First female Harvard University president Drew Gilpin Faust told BYU students humility and hope are needed to become educated in the March 30 forum.
The former Harvard president focused on how humility is a prerequisite for becoming educated. She said the late Bryn Mawr College president, Miss Katharine McBride, taught her that humility should be a permanent commitment and condition because knowledge is itself endless.
Education, in its very essence, is about hope and the future, Faust said. “Dedicating oneself to a lifelong process of learning is to be an idealist, to reject despair, to embrace the future.”
Faust said humility is the opposite of narcissism and self-absorption. This means education is more than just knowing about oneself, she said. Education requires people to look beyond their own experiences and to see life in a broader context.
It is easy to judge the actions of those in the past while justifying one’s own actions and choices, she said.

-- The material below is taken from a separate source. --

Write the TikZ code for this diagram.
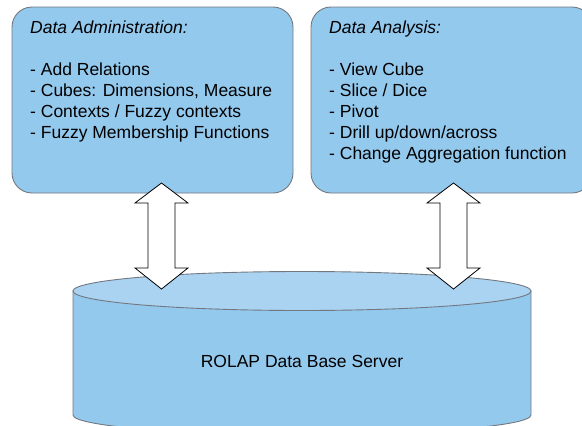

“History humbles us by revealing our capacity to victimize, but in that revelation, it equips us with the possibility of resisting those instincts and perhaps even overcoming them,” Faust said.
Learning from history has helped Faust to see her own experiences in a new light. She said she is not done, however, because education is not a destination. Instead, education is a process and a vocation, a work in progress.
There are many ways and means of becoming educated, Faust said. Every field offered at BYU can help students develop a new perspective on their lives and experiences. She said this is only possible if they open themselves to examining their foundations to understand them in a different light.
Humility is also about sharing what one has learned, Faust said. “Humbled by our good fortune, we should do whatever we can to share it. Though we continue to pursue it for our whole lives, we should never take our education for granted.”
Just as humility is a foundation for education, so education reinforces that humility, Faust said. A deepened humility enables people to see more clearly and act upon that clarity.
Students at BYU have been blessed with an education, but there are many who do not have this opportunity, Faust said. “Education ought to be a right, but in too many instances, in too many places in the world it remains a privilege.”
Faust said BYU students should be committed to being educated well. That means seeking to broaden their knowledge with humility to open the widest possibilities for knowledge. With this comes hope, which can enable students to contribute to a better future for all the world.